I couldn’t handle being friends with a girl that I like but who’d only think of me as a friend. And if I didn’t like a girl, I didn’t see the point of being friends. Which is why when the movie “When Harry Met Sally” came out, I absolutely loved it. It spoke to me. The lines in it about how “men and women can’t be friends because the sex part always gets in the way” …
and this one was gold:
Harry Burns: Would you like to have dinner?… Just friends.
Sally Albright: I thought you didn’t believe men and women could be friends.
Harry Burns: When did I say that?
Sally Albright: On the ride to New York.
Harry Burns: No, no, no, I never said that… Yes, that’s right, they can’t be friends. Unless both of them are involved with other people, then they can… This is an amendment to the earlier rule. If the two people are in relationships, the pressure of possible involvement is lifted… That doesn’t work either, because what happens then is, the person you’re involved with can’t understand why you need to be friends with the person you’re just friends with. Like it means something is missing from the relationship and why do you have to go outside to get it? And when you say “No, no, no it’s not true, nothing is missing from the relationship,” the person you’re involved with then accuses you of being secretly attracted to the person you’re just friends with, which you probably are. I mean, come on, who the hell are we kidding, let’s face it. Which brings us back to the earlier rule before the amendment, which is men and women can’t be friends.

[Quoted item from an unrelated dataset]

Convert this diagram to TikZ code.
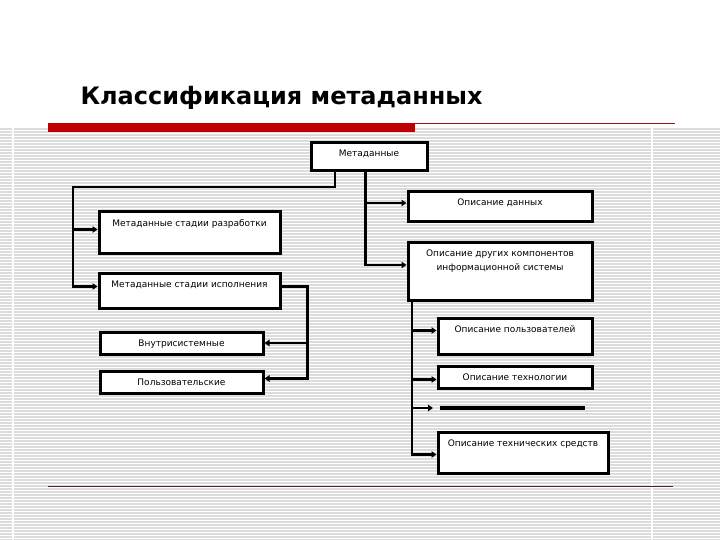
\documentclass[tikz,border=0pt]{standalone}
\usepackage{fontspec}
\setmainfont{DejaVu Sans}
\usepackage{tikz}
\usetikzlibrary{arrows.meta, positioning, calc}
\definecolor{barRed}{RGB}{192,0,0}
\definecolor{lineRed}{RGB}{150,20,20}
\definecolor{footBrown}{RGB}{90,30,30}
\definecolor{stripeGray}{RGB}{220,220,220}

\begin{document}
\begin{tikzpicture}[
  x=1pt, y=-1pt,
  box/.style={rectangle, draw=black, line width=3pt, fill=white, anchor=north west, inner xsep=2pt, inner ysep=0pt, text height=14pt, align=center, font=\fontsize{9}{14}\selectfont},
  arrow/.style={line width=2.8pt, -{Triangle[length=5pt,width=6.5pt]}},
  stripe/.style={stripeGray, line width=1.2pt}
]
\useasboundingbox (0,0) rectangle (720,540);
\fill[white] (0,0) rectangle (720,540);

% Background
\foreach \y in {129,132,...,540} \draw[stripe] (0,\y) -- (720,\y);
\draw[white, line width=1.5pt] (13,128) -- (13,540);
\draw[white, line width=1.5pt] (652,128) -- (652,540);
\fill[barRed] (48,123) rectangle (415,132);
\draw[lineRed, line width=1pt] (415,123.5) -- (675,123.5);
\draw[footBrown, line width=1pt] (48,486) -- (673,486);

% Title
\node (title) [anchor=base west, font=\fontsize{24}{24}\selectfont\bfseries] at (77,105) {Классификация метаданных};

% Nodes
\node (meta) [box, minimum width=116pt, text depth=14pt] at (309.5,141.5) {Метаданные};
\node (opdan) [box, minimum width=184pt, text depth=16pt] at (406.5,190.5) {Описание данных};
\node (opdrug) [box, minimum width=184pt, text height=28pt, text depth=30pt] at (406.5,240.5) {Описание других компонентов\\информационной системы};
\node (razrab) [box, minimum width=181pt, text depth=27pt] at (97.5,210.5) {Метаданные стадии разработки};
\node (ispol) [box, minimum width=181pt, text depth=21pt] at (97.5,271.5) {Метаданные стадии исполнения};
\node (vnutr) [box, minimum width=163pt, text depth=8pt] at (98.5,330.5) {Внутрисистемные};
\node (polz) [box, minimum width=163pt, text depth=8pt] at (98.5,369.5) {Пользовательские};
\node (oppolz) [box, minimum width=154pt, text depth=22pt] at (436.5,316.5) {Описание пользователей};
\node (optech) [box, minimum width=154pt, text depth=8pt] at (436.5,364.5) {Описание технологии};
\node (optsr) [box, minimum width=170pt, text depth=27pt] at (436.5,430.5) {Описание технических средств};
\coordinate (blank) at (440,408);
\draw [line width=3.2pt] (blank) -- ++(145,0);

% Bus points
\coordinate (lbus) at (73,187);
\coordinate (rbus) at ([xshift=-3.5pt]meta.south);
\coordinate (razin) at ([yshift=3pt]razrab.west);
\coordinate (ispin) at ([yshift=4pt]ispol.west);
\coordinate (datin) at ([yshift=4pt]opdan.west);
\coordinate (drugin) at ([yshift=6pt]opdrug.west);
\coordinate (ispout) at ([yshift=4pt]ispol.east);
\coordinate (ibus) at ($(ispout)+(26,0)$);
\coordinate (polzin) at ([yshift=3.5pt]polz.east);
\coordinate (dbus) at ([xshift=5.5pt]opdrug.south west);
\coordinate (userin) at ([yshift=5.5pt]oppolz.west);
\coordinate (techin) at ([yshift=-2.5pt]optech.west);
\coordinate (tsrin) at ([yshift=-2pt]optsr.west);

% Arrows
\draw [arrow] ([xshift=-34pt]meta.south) |- (lbus) |- (ispin);
\draw [arrow] (lbus |- razin) -- (razin);
\draw [arrow] (rbus) |- (drugin);
\draw [arrow] (rbus |- datin) -- (datin);
\draw [arrow] (ispout) -- (ibus) |- (polzin);
\draw [arrow] (ibus |- vnutr.east) -- (vnutr.east);
\draw [arrow] (dbus) |- (tsrin);
\draw [arrow] (dbus |- userin) -- (userin);
\draw [arrow] (dbus |- techin) -- (techin);
\draw [arrow] (dbus |- blank) -- ([xshift=-7pt]blank);

\end{tikzpicture}
\end{document}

At the ripe old age of 34 (35 next month!), I’ve learnt a while ago that despite the subtle flirting and occasional sexual tension that exists, men and women can indeed be friends. Whether or not your partner allows you to maintain a close friendship with a member of the opposite sex remains a trickier proposition, and some handle it better than others.
But I can never be with someone who’s jealous and possessive anyway (I learnt that from my first relationship), not only because I love my female friends but also because no amount of free sex is worth it for the high level of maintenance that goes into being with a jealous woman.
Ok maybe 2 months tops. But that’s it.